Autre fait intéressant, lors des dernières élections européennes, l’Assemblée démocratique d’Istrie, un parti régionaliste membre de l’ADLE et qui défendait un programme progressiste et libéral, avait réussi à obtenir un député, bien qu’il ne se présente habituellement que dans une seule région du pays. Il faudra voir si le parti réussira à défendre son siège lors des élections de cette année.
Comme l’ont montré les analyses du matériel de campagne lors des élections de 2019, les questions nationales, davantage que les questions européennes à proprement parler, dominent la campagne européenne en Croatie.
Prenons l’exemple de Mislav Kolakušić, dont la campagne a remporté un succès important lors des dernières élections. Kolakušić était un nouveau venu sur la scène politique croate, avec un programme très populiste. L’analyse que nous avons menée sur ses posts Facebook a montré qu’il n’avait mentionné l’Europe qu’une seule fois pendant toute la durée de la campagne. Malgré cela, il a réussi à obtenir un siège au Parlement européen.
Un certain nombre de sujets européens sont cependant susceptibles de figurer en tête de l’ordre du jour. C’est le cas, notamment, de la gestion des fonds européens et de la guerre en Ukraine. En général, la question ukrainienne n’est pas considérée comme prioritaire dans la politique nationale. Toutefois, interrogés sur les principaux enjeux de la politique européenne, les électeurs croates citent l’Ukraine comme leur principale préoccupation. L’immigration, en revanche, n’a pas joué un rôle aussi important dans les élections nationales que l’on pouvait s’y attendre, bien qu’elle ait été mise en avant par des partis de droite tels que le DP, qui ont repris les récits conspirationnistes autour du « Great Reset » et du « grand remplacement ». Je pense que ce type de rhétorique est susceptible de jouer beaucoup plus important lors des élections européennes, alors que se multiplient les tentatives de désinformation autour d’allégations d’incidents violents et de cas de fraude sociale impliquant des migrants.
L’épreuve de force entre Plenković et Milanović pourrait-elle avoir un impact sur la campagne européenne ?

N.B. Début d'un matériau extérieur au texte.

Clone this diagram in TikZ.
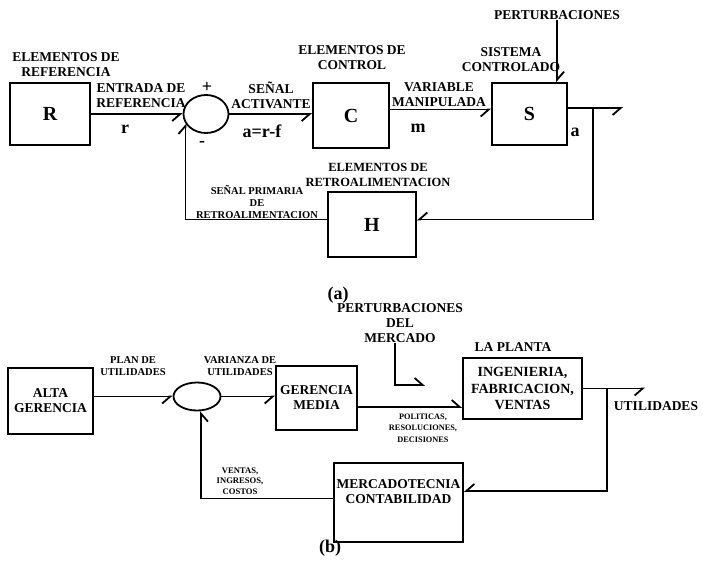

Très favorable à l’intégration européenne, Andrej Plenković est un partenaire très fiable et apprécié à Bruxelles. Il sera intéressant de voir si le président Zoran Milanović tentera d’interférer dans le scrutin européen à venir. Milanović a récemment adopté une rhétorique de plus en plus populiste, remettant en cause les institutions européennes et critiquant les fonctionnaires européens qu’il a décrit comme distants et déconnectés. Ce faisant, il s’est rapproché des discours des partis de droite radicale. Cependant, ses eurodéputés, qui ont participé activement aux travaux du Parlement européen et sont des figures reconnues dans la sphère publique croate, resteront probablement alignés sur un agenda plus nettement pro-européen.
La question de l’élargissement de l’Union reviendra probablement sur le devant de la scène au cours de la prochaine législature. Comment les partis croates se positionnent-ils sur cette question, notamment en ce qui concerne les candidatures serbe et bosniaque ?
Le parti le plus susceptible de remettre en question l’élargissement sera le Mouvement patristique, notamment en ce qui concerne la demande d’adhésion de la Serbie, qu’il ne manquera pas de contester. Une grande partie de son électorat est composée de personnes qui ont été directement impliquées dans les guerres de Yougoslavie et qui nourrissent un ressentiment important vis-à-vis de l’État serbe.
Le cas de la Bosnie-Herzégovine est plus consensuel. Andrej Plenković s’est fait le champion de l’élargissement de l’UE dans la région, en particulier vis-à-vis de la Bosnie-Herzégovine. Son attitude dans ce dossier a été très bien accueillie en Bosnie par la classe politique tant croate que bosniaque, au sein de laquelle il est assez populaire. Pour sa part, Zoran Milanović affiche de manière démonstrative son amitié avec le dirigeant controversé de la République serbe de Bosnie, Milorad Dodik. La plupart des partis seront probablement très favorables à l’adhésion de la Bosnie-Herzégovine à l’UE, notamment du fait de l’importante communauté croate qui y vit.
L’ancienne maire de Dubrovnik et ex-eurodéputée Dubravka Šuica est l’une des 8 vice-présidents de la Commission depuis 2019, détenant le portefeuille de la Démocratie et de la Démographie. Peut-on s’attendre à ce qu’elle soit à nouveau nommée commissaire lors du prochain mandat ?
Sans aucun doute. Mme Šuica est une alliée très proche de la direction du HDZ et du Premier ministre. Il devrait être facile pour elle d’être reconduite à son poste lors de la prochaine législature, et il est probable qu’elle continuera à remplir cette fonction dans les années à venir.